Turkey files protest with Greece and US as Aegean tensions rise
Turkey summons Greek ambassador and files protest with US amid Aegean islands row, while Greece slams latest move as ‘unfounded’.
Ankara has summoned the Greek ambassador and protested to Washington after accusing Greece of deploying United States armoured vehicles on two Aegean islands near the Turkish coast.
Greece branded the move on Monday as “completely unfounded”, and accused Ankara of aggressive behaviour.
Greece and Turkey, which are both part of the US-led NATO defence alliance, have feuded for years over maritime borders and energy exploration rights in the Aegean and east Mediterranean seas.
The latest escalation started when Turkish security sources shared aerial images over the weekend purportedly showing ships loaded with US armoured vehicles docking at two Greek islands, Lesbos and Samos.

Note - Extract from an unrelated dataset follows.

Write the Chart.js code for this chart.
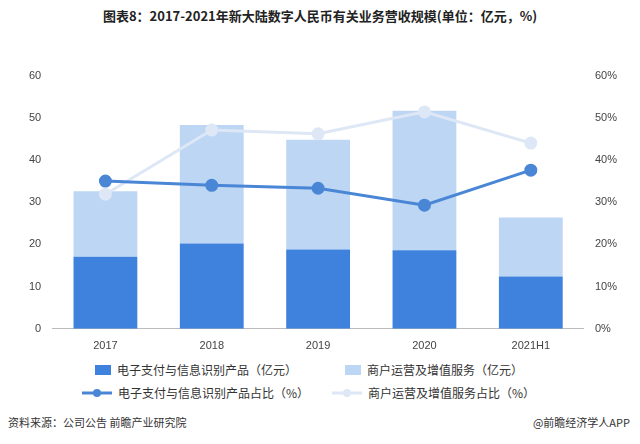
<!DOCTYPE html>
<html><head><meta charset="utf-8">
<script src="https://cdn.jsdelivr.net/npm/chart.js@4"></script>
<style>
body{margin:0;width:640px;height:444px;background:#fff;font-family:"Noto Sans CJK SC",sans-serif;position:relative;overflow:hidden}
#t{position:absolute;top:6px;left:0;width:640px;text-align:center;font-weight:bold;font-size:13px;color:#222}
#c{position:absolute;top:66px;left:8px;width:624px;height:290px}
.lg{position:absolute;font-size:12px;color:#333;display:flex;align-items:center}
.src{position:absolute;top:414px;font-size:11px;color:#333}
</style></head><body>
<div id="t">图表8：2017-2021年新大陆数字人民币有关业务营收规模(单位：亿元，%)</div>
<div id="c"><canvas id="cv"></canvas></div>
<div class="lg" style="left:95px;top:361px"><span style="display:inline-block;width:16px;height:10px;background:#3f82de;margin-right:6px"></span>电子支付与信息识别产品（亿元）</div>
<div class="lg" style="left:345px;top:361px"><span style="display:inline-block;width:16px;height:10px;background:#bdd6f3;margin-right:6px"></span>商户运营及增值服务（亿元）</div>
<div class="lg" style="left:82px;top:384px"><svg width="30" height="10" style="margin-right:6px"><line x1="0" y1="5" x2="30" y2="5" stroke="#4a86d6" stroke-width="3"/><circle cx="15" cy="5" r="4" fill="#4a86d6"/></svg>电子支付与信息识别产品占比（%）</div>
<div class="lg" style="left:332px;top:384px"><svg width="30" height="10" style="margin-right:6px"><line x1="0" y1="5" x2="30" y2="5" stroke="#dde7f5" stroke-width="3"/><circle cx="15" cy="5" r="4" fill="#dde7f5"/></svg>商户运营及增值服务占比（%）</div>
<div class="src" style="left:8px">资料来源：公司公告 前瞻产业研究院</div>
<div class="src" style="right:10px">@前瞻经济学人APP</div>
<script>
const categories=["2017","2018","2019","2020","2021H1"];
const payProducts=[17.1,20.2,18.8,18.6,12.4];
const merchantServices=[15.5,28.1,26.0,33.1,14.0];
const payShare=[35.0,34.0,33.3,29.3,37.6];
const merchantShare=[31.9,47.1,46.2,51.4,44.0];
new Chart(document.getElementById('cv'),{
data:{labels:categories,datasets:[
{type:'line',data:payShare,yAxisID:'y1',borderColor:'#4a86d6',backgroundColor:'#4a86d6',borderWidth:3,pointRadius:5,order:0},
{type:'line',data:merchantShare,yAxisID:'y1',borderColor:'#dde7f5',backgroundColor:'#dde7f5',borderWidth:3,pointRadius:5,order:0},
{type:'bar',data:payProducts,backgroundColor:'#3f82de',stack:'s',barPercentage:0.6,categoryPercentage:1,order:1},
{type:'bar',data:merchantServices,backgroundColor:'#bdd6f3',stack:'s',barPercentage:0.6,categoryPercentage:1,order:1}
]},
options:{responsive:true,maintainAspectRatio:false,animation:false,layout:{padding:{left:18,right:12}},
plugins:{legend:{display:false},tooltip:{enabled:false}},
scales:{
x:{grid:{display:false},border:{color:'#bbb'},ticks:{color:'#444',font:{size:11}}},
y:{stacked:true,min:0,max:60,ticks:{stepSize:10,color:'#444',font:{size:11}},grid:{display:false},border:{display:false}},
y1:{position:'right',min:0,max:60,ticks:{stepSize:10,color:'#444',font:{size:11},callback:v=>v+'%'},grid:{display:false},border:{display:false}}
}}});
</script></body></html>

The Turkish foreign ministry told the Greek envoy that Athens should “stop violations” and respect the non-military status the islands were assigned by international law, the Anadolu state news agency reported.
In a note to the US embassy in Ankara, Turkey told Washington that its “weapons should not be used in breach” of the islands’ agreed status, Anadolu said.
Turkish President Recep Tayyip Erdogan separately accused Greece of staging “provocations” and playing “perilous games”.
Athens rejected Ankara’s objections as “completely unfounded and incompatible with international law”, AFP news agency reported a Greek diplomatic source as saying.
The source added that the Greek ambassador, Christodoulos Lazaris, had written two letters to UN Secretary-General Antonio Guterres to set out his country’s stance in detail.
‘Defend our country’s rights’
Erdogan has repeatedly accused Greece of “occupying” the Aegean islands, whose status was settled in treaties adopted after World War I.
In response, Athens accuses Turkey of conducting hundreds of illegal military sorties over the islands.
The Greek diplomatic source said Turkey had threatened its neighbour with war, accusing it of assembling a huge naval presence and violating Greece’s sovereignty and airspace.
Greece filed a formal complaint with the European Union, NATO and the United Nations after Erdogan hinted at a possible military operation in the Aegean earlier this month.
Erdogan continued his war of words on Monday, saying Greece was not Turkey’s equal and rejecting diplomatic talks.
“We will not fail to defend our country’s rights and interests against Greece by using all the means at our disposal, when necessary,” Erdogan said following a cabinet meeting.
Turkey and Greece have decades-old disputes over an array of issues, including territorial claims in the Aegean Sea and disputes over the airspace there. The disputes have brought them to the brink of war three times in the last half-century.
A Greek government official told The Associated Press news agency that Greece “fully respects” its international obligations, adding that the Greek ambassador told his interlocutors that “Greece is not the country that is threatening its neighbour with war or assembling a large landing force on its coastline as Turkey has done”.
The official added that Turkey “continues to violate Greece’s sovereignty with its continuous violations of its airspace and overflights of Greek territory.”
The official, who was not authorised to speak publicly to the news media, made the remarks on condition of anonymity.